ONE Gas carries a significant amount of debt to fund its capital-intensive operations; that's standard for the utility sector. As of the end of the 2025 fiscal year, the company's weighted average cost of debt is a critical metric. Every 100-basis-point (1.0%) increase in the interest rate environment can translate into millions of dollars in higher interest expense when existing debt matures and must be refinanced, or when new debt is issued to fund the next tranche of capital expenditures.

For a utility with a total debt load often exceeding $3.5 billion, a 1% rise in the cost of debt can add over $35 million annually to interest expense over time. This higher cost of capital reduces the net present value (NPV) of all future cash flows from their regulated assets, making new projects less accretive (less profitable) and pressuring the stock valuation. The market is unforgiving when cost of debt rises faster than the approved rate of return.

Severe weather events (like winter storms) that cause service disruptions and necessitate unrecoverable emergency spending.

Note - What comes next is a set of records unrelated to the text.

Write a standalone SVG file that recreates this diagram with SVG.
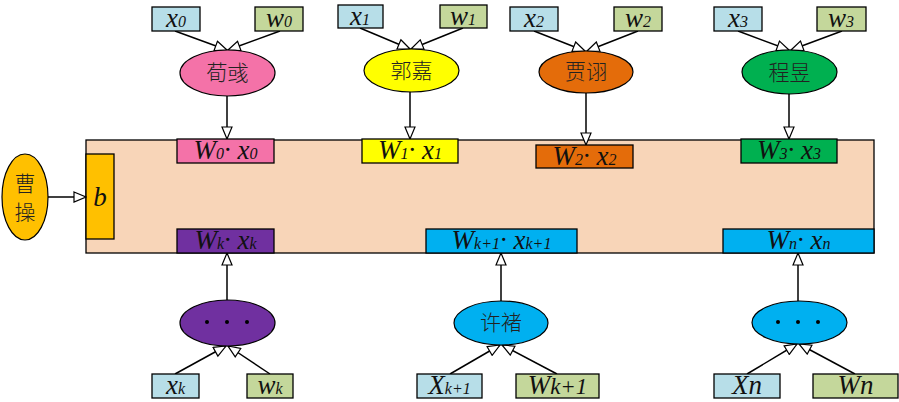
<svg xmlns="http://www.w3.org/2000/svg" width="899" height="402" viewBox="0 0 899 402">
<style>
.bx{stroke:#000;stroke-width:1.3}
.xb{fill:#B7DEE8}
.wb{fill:#C4D79B}
.el{stroke:#000;stroke-width:1.2}
.m{font-family:"Liberation Serif","DejaVu Serif",serif;font-style:italic;font-size:27px;fill:#111;text-anchor:middle}
.s{font-size:16px}
.cn{font-family:"Noto Sans CJK SC","Noto Sans",sans-serif;font-size:21px;fill:#222;text-anchor:middle;font-weight:300}
.cl{fill:none;stroke:#000;stroke-width:1.5}
</style>
<defs>
<marker id="ar" viewBox="0 0 14 12" refX="13" refY="6" markerWidth="14" markerHeight="12" markerUnits="userSpaceOnUse" orient="auto">
<path d="M1,1 L13,6 L1,11 Z" fill="#fff" stroke="#000" stroke-width="1.2"/>
</marker>
</defs>
<g id="main">
<rect x="86" y="140" width="788" height="113" fill="#F8D5B8" stroke="#000" stroke-width="1.3"/>
</g>
<g id="b">
<rect class="bx" x="86" y="154" width="28" height="85" fill="#FFC000"/>
<text class="m" x="100" y="206" font-size="30">b</text>
</g>
<g id="caocao">
<ellipse class="el" cx="25" cy="197" rx="23" ry="43" fill="#FFC000"/>
<text class="cn" x="25" y="191">曹</text>
<text class="cn" x="25" y="220">操</text>
</g>
<g id="connectors">
<line class="cl" x1="48" y1="197" x2="86" y2="197" marker-end="url(#ar)"/>
<line class="cl" x1="175" y1="31" x2="227" y2="50" marker-end="url(#ar)"/>
<line class="cl" x1="280" y1="31" x2="228" y2="50" marker-end="url(#ar)"/>
<line class="cl" x1="227" y1="96" x2="227" y2="139" marker-end="url(#ar)"/>
<line class="cl" x1="360" y1="28" x2="410" y2="49" marker-end="url(#ar)"/>
<line class="cl" x1="463" y1="28" x2="411" y2="49" marker-end="url(#ar)"/>
<line class="cl" x1="410" y1="92" x2="410" y2="139" marker-end="url(#ar)"/>
<line class="cl" x1="534" y1="31" x2="585" y2="51" marker-end="url(#ar)"/>
<line class="cl" x1="638" y1="31" x2="587" y2="51" marker-end="url(#ar)"/>
<line class="cl" x1="586" y1="93" x2="586" y2="145" marker-end="url(#ar)"/>
<line class="cl" x1="738" y1="31" x2="789" y2="50" marker-end="url(#ar)"/>
<line class="cl" x1="842" y1="31" x2="791" y2="50" marker-end="url(#ar)"/>
<line class="cl" x1="789" y1="94" x2="789" y2="139" marker-end="url(#ar)"/>
<line class="cl" x1="227" y1="300" x2="227" y2="253" marker-end="url(#ar)"/>
<line class="cl" x1="175" y1="374" x2="226" y2="346" marker-end="url(#ar)"/>
<line class="cl" x1="270" y1="374" x2="228" y2="346" marker-end="url(#ar)"/>
<line class="cl" x1="501" y1="301" x2="501" y2="253" marker-end="url(#ar)"/>
<line class="cl" x1="450" y1="374" x2="500" y2="345" marker-end="url(#ar)"/>
<line class="cl" x1="557" y1="374" x2="502" y2="345" marker-end="url(#ar)"/>
<line class="cl" x1="798" y1="301" x2="798" y2="253" marker-end="url(#ar)"/>
<line class="cl" x1="747" y1="374" x2="797" y2="344" marker-end="url(#ar)"/>
<line class="cl" x1="855" y1="374" x2="799" y2="344" marker-end="url(#ar)"/>
</g>
<g id="x0"><rect class="bx xb" x="152" y="7" width="48" height="24"/><text class="m" x="176" y="27">x<tspan class="s">0</tspan></text></g>
<g id="w0"><rect class="bx wb" x="255" y="7" width="48" height="24"/><text class="m" x="279" y="27">w<tspan class="s">0</tspan></text></g>
<g id="xunyu"><ellipse class="el" cx="227.5" cy="73" rx="47.5" ry="23" fill="#F472A8"/><text class="cn" x="227.5" y="80">荀彧</text></g>
<g id="x1"><rect class="bx xb" x="338" y="5" width="45" height="23"/><text class="m" x="360" y="25">x<tspan class="s">1</tspan></text></g>
<g id="w1"><rect class="bx wb" x="440" y="5" width="47" height="23"/><text class="m" x="463" y="25">w<tspan class="s">1</tspan></text></g>
<g id="guojia"><ellipse class="el" cx="411.5" cy="70.5" rx="47.5" ry="21.5" fill="#FFFF00"/><text class="cn" x="411.5" y="78">郭嘉</text></g>
<g id="x2"><rect class="bx xb" x="510" y="7" width="48" height="24"/><text class="m" x="534" y="27">x<tspan class="s">2</tspan></text></g>
<g id="w2"><rect class="bx wb" x="614" y="7" width="48" height="24"/><text class="m" x="638" y="27">w<tspan class="s">2</tspan></text></g>
<g id="jiaxu"><ellipse class="el" cx="586" cy="72" rx="47" ry="21" fill="#E46C0A"/><text class="cn" x="586" y="79">贾诩</text></g>
<g id="x3"><rect class="bx xb" x="714" y="7" width="48" height="24"/><text class="m" x="738" y="27">x<tspan class="s">3</tspan></text></g>
<g id="w3"><rect class="bx wb" x="817" y="7" width="49" height="24"/><text class="m" x="841" y="27">w<tspan class="s">3</tspan></text></g>
<g id="chengyu"><ellipse class="el" cx="789.5" cy="72" rx="47.5" ry="22" fill="#00B050"/><text class="cn" x="789.5" y="80">程昱</text></g>
<g id="w0x0"><rect class="bx" x="177" y="139" width="97" height="24" fill="#F472A8"/><text class="m" x="225.5" y="159">W<tspan class="s">0</tspan>· x<tspan class="s">0</tspan></text></g>
<g id="w1x1"><rect class="bx" x="362" y="139" width="96" height="24" fill="#FFFF00"/><text class="m" x="410" y="159">W<tspan class="s">1</tspan>· x<tspan class="s">1</tspan></text></g>
<g id="w2x2"><rect class="bx" x="536" y="145" width="97" height="23" fill="#E46C0A"/><text class="m" x="584.5" y="165">W<tspan class="s">2</tspan>· x<tspan class="s">2</tspan></text></g>
<g id="w3x3"><rect class="bx" x="741" y="139" width="96" height="24" fill="#00B050"/><text class="m" x="789" y="159">W<tspan class="s">3</tspan>· x<tspan class="s">3</tspan></text></g>
<g id="wkxk"><rect class="bx" x="177" y="229" width="97" height="24" fill="#7030A0"/><text class="m" x="225.5" y="249">W<tspan class="s">k</tspan>· x<tspan class="s">k</tspan></text></g>
<g id="wk1xk1"><rect class="bx" x="426" y="229" width="151" height="24" fill="#00B0F0"/><text class="m" x="501.5" y="249">W<tspan class="s">k+1</tspan>· x<tspan class="s">k+1</tspan></text></g>
<g id="wnxn"><rect class="bx" x="723" y="229" width="151" height="24" fill="#00B0F0"/><text class="m" x="798.5" y="249">W<tspan class="s">n</tspan>· x<tspan class="s">n</tspan></text></g>
<g id="dots1"><ellipse class="el" cx="227.5" cy="323" rx="47.5" ry="23" fill="#7030A0"/><circle cx="207" cy="322" r="2"/><circle cx="227" cy="322" r="2"/><circle cx="247" cy="322" r="2"/></g>
<g id="xk"><rect class="bx xb" x="152" y="374" width="47" height="24"/><text class="m" x="175.5" y="394">x<tspan class="s">k</tspan></text></g>
<g id="wk"><rect class="bx wb" x="247" y="374" width="46" height="24"/><text class="m" x="270" y="394">w<tspan class="s">k</tspan></text></g>
<g id="xuchu"><ellipse class="el" cx="501" cy="323" rx="47" ry="22" fill="#00B0F0"/><text class="cn" x="501" y="330" font-size="19">许褚</text></g>
<g id="xk1"><rect class="bx xb" x="417" y="374" width="65" height="24"/><text class="m" x="449.5" y="394">X<tspan class="s">k+1</tspan></text></g>
<g id="wk1"><rect class="bx wb" x="516" y="374" width="83" height="24"/><text class="m" x="557.5" y="394">W<tspan font-size="23">k+1</tspan></text></g>
<g id="dots2"><ellipse class="el" cx="799.5" cy="322.5" rx="47.5" ry="21.5" fill="#00B0F0"/><circle cx="778" cy="322" r="2"/><circle cx="798" cy="322" r="2"/><circle cx="818" cy="322" r="2"/></g>
<g id="xn"><rect class="bx xb" x="714" y="374" width="66" height="24"/><text class="m" x="747" y="394">Xn</text></g>
<g id="wn"><rect class="bx wb" x="813" y="374" width="85" height="24"/><text class="m" x="855.5" y="394">Wn</text></g>
</svg>
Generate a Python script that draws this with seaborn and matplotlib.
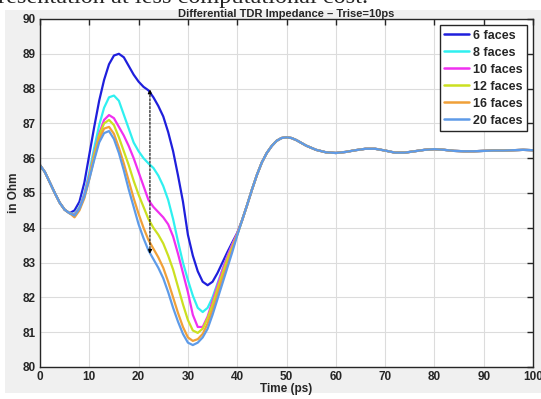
import numpy as np
import pandas as pd
import seaborn as sns
import matplotlib.pyplot as plt
from matplotlib.patches import Rectangle

# time axis (ps)
time_head = list(range(0, 41))
time_tail = list(range(41, 53)) + list(range(54, 101, 2))

# shared start (t = 0..6) and shared tail (t > 40)
start_vals = [85.8, 85.6, 85.3, 85.0, 84.72, 84.52, 84.42]
tail_vals = [84.22, 84.65, 85.1, 85.52, 85.88, 86.15, 86.35, 86.5, 86.58, 86.6, 86.58, 86.52,
             86.36, 86.24, 86.17, 86.15, 86.18, 86.23, 86.27, 86.27, 86.22, 86.16, 86.16, 86.2,
             86.24, 86.26, 86.24, 86.21, 86.2, 86.2, 86.21, 86.22, 86.22, 86.23, 86.24, 86.23]

# t = 7..40 per series (Ohm)
faces6 = [84.5, 84.75, 85.3, 86.1, 86.9, 87.65, 88.25, 88.7, 88.95, 89.0, 88.9, 88.65, 88.4,
          88.2, 88.05, 87.95, 87.75, 87.5, 87.2, 86.75, 86.2, 85.5, 84.75, 83.8, 83.2, 82.75,
          82.45, 82.35, 82.45, 82.7, 83.0, 83.3, 83.58, 83.85]
faces8 = [84.4, 84.6, 85.0, 85.6, 86.3, 86.95, 87.45, 87.75, 87.8, 87.65, 87.25, 86.85, 86.45,
          86.2, 86.0, 85.85, 85.72, 85.5, 85.2, 84.8, 84.25, 83.6, 83.0, 82.5, 82.05, 81.7,
          81.58, 81.7, 82.0, 82.4, 82.8, 83.18, 83.52, 83.82]
faces10 = [84.38, 84.57, 84.95, 85.5, 86.15, 86.7, 87.1, 87.24, 87.15, 86.9, 86.65, 86.35,
           86.0, 85.6, 85.2, 84.8, 84.6, 84.45, 84.3, 84.1, 83.75, 83.25, 82.7, 82.15, 81.5,
           81.15, 81.15, 81.45, 81.9, 82.35, 82.78, 83.18, 83.52, 83.84]
faces12 = [84.36, 84.55, 84.9, 85.45, 86.1, 86.65, 87.0, 87.1, 86.95, 86.6, 86.2, 85.8, 85.35,
           84.95, 84.6, 84.25, 84.0, 83.8, 83.55, 83.2, 82.8, 82.3, 81.8, 81.35, 81.05, 80.98,
           81.1, 81.4, 81.8, 82.25, 82.68, 83.1, 83.45, 83.8]
faces16 = [84.3, 84.5, 84.85, 85.4, 86.0, 86.55, 86.85, 86.9, 86.7, 86.3, 85.85, 85.35, 84.85,
           84.4, 84.0, 83.65, 83.4, 83.15, 82.85, 82.45, 82.0, 81.55, 81.15, 80.85, 80.75,
           80.8, 80.95, 81.25, 81.65, 82.1, 82.55, 82.95, 83.38, 83.8]
faces20 = [84.35, 84.55, 84.9, 85.4, 85.95, 86.45, 86.72, 86.78, 86.55, 86.15, 85.65, 85.1,
           84.6, 84.1, 83.7, 83.35, 83.1, 82.85, 82.55, 82.15, 81.7, 81.3, 80.95, 80.7, 80.63,
           80.7, 80.85, 81.1, 81.5, 81.95, 82.4, 82.85, 83.3, 83.78]

series = {"6 faces": faces6, "8 faces": faces8, "10 faces": faces10,
          "12 faces": faces12, "16 faces": faces16, "20 faces": faces20}
colors = {"6 faces": "#1f1fdc", "8 faces": "#2ff0f0", "10 faces": "#f030f0",
          "12 faces": "#cbe020", "16 faces": "#f0a038", "20 faces": "#5e9be8"}

# arrow between 6 faces and 20 faces at t ~ 22 ps
arrow_t = 22.3
arrow_lo, arrow_hi = 83.25, 87.98

rows = []
for name, vals in series.items():
    ys = start_vals + vals + tail_vals
    xs = time_head + time_tail
    for x, y in zip(xs, ys):
        rows.append({"Time": x, "Z": y, "case": name})
df = pd.DataFrame(rows)

sns.set_theme(style="whitegrid")
plt.rcParams["font.family"] = ["Liberation Sans", "DejaVu Sans"]

fig = plt.figure(figsize=(5.41, 3.99), dpi=100)
fig.patch.set_facecolor("white")
fig.patches.append(Rectangle((5 / 541, 6 / 399), 1, (393 - 10) / 399, transform=fig.transFigure,
                             facecolor="#f0f0f0", edgecolor="none", zorder=-10))
ax = fig.add_axes([40 / 541, 32 / 399, 493 / 541, 348 / 399])
ax.set_facecolor("white")

sns.lineplot(data=df, x="Time", y="Z", hue="case", palette=colors, linewidth=1.6,
             errorbar=None, sort=False, ax=ax)

ax.annotate("", xy=(arrow_t, arrow_hi), xytext=(arrow_t, arrow_lo),
            arrowprops=dict(arrowstyle="<|-|>", linestyle=(0, (2, 1.5)), color="black",
                            lw=0.8, mutation_scale=6, shrinkA=0, shrinkB=0))

ax.set_xlim(0, 100)
ax.set_ylim(80, 90)
ax.set_xticks(range(0, 101, 10))
ax.set_yticks(range(80, 91))
ax.grid(True, color="#dcdcdc", linewidth=0.8)
for s in ax.spines.values():
    s.set_color("#262626")
    s.set_linewidth(1.0)
ax.tick_params(direction="in", length=4, width=1, color="#262626", top=True, right=True,
               labelsize=8.5, pad=3)
for lab in ax.get_xticklabels() + ax.get_yticklabels():
    lab.set_fontweight("bold")
    lab.set_color("#262626")
ax.set_xlabel("Time (ps)", fontsize=8.5, fontweight="bold", labelpad=0, color="#262626")
ax.set_ylabel("in Ohm", fontsize=8.5, fontweight="bold", labelpad=2, color="#262626")
ax.set_title("Differential TDR Impedance \u2013 Trise=10ps", fontsize=8, fontweight="bold",
             pad=1.5, color="#262626")

leg = ax.legend(loc="upper right", fontsize=9, frameon=True, fancybox=False,
                borderaxespad=0.5, handlelength=2.0, handletextpad=0.3, labelspacing=0.4,
                borderpad=0.35)
leg.get_frame().set_edgecolor("#262626")
leg.get_frame().set_linewidth(1.0)
leg.get_frame().set_alpha(1)
for t in leg.get_texts():
    t.set_fontweight("bold")
for h in leg.get_lines():
    h.set_linewidth(1.8)

fig.text(-2 / 541, 1 - 3.5 / 399, "resentation at less computational cost.", fontsize=17.5,
         family=["Liberation Serif", "DejaVu Serif"], ha="left", va="baseline")

fig.savefig("out.png", dpi=100)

Extreme weather is a recurring, high-impact threat. The most concrete example is the fallout from Winter Storm Uri in February 2021, which caused massive natural gas price spikes. While much of those costs were ultimately securitized or recovered through regulatory mechanisms, not all emergency spending is guaranteed to be recoverable from customers.

Unrecoverable costs from a single major weather event can easily run into the tens of millions of dollars for a utility of OGS's size. These costs include emergency contractor deployment, pipe repair, and the administrative burden of managing service disruptions. Plus, service disruptions lead to political backlash and increased scrutiny from state utility commissions, which can negatively influence future rate case decisions.

Key financial risks from severe weather include:

  • Unbudgeted capital expenditures for emergency system repairs.
  • Increased operating expenses (OpEx) for temporary staffing and fuel procurement.
  • Potential regulatory penalties for service outages or safety failures.
  • Higher bad debt expense if customers cannot afford the spiked gas bills.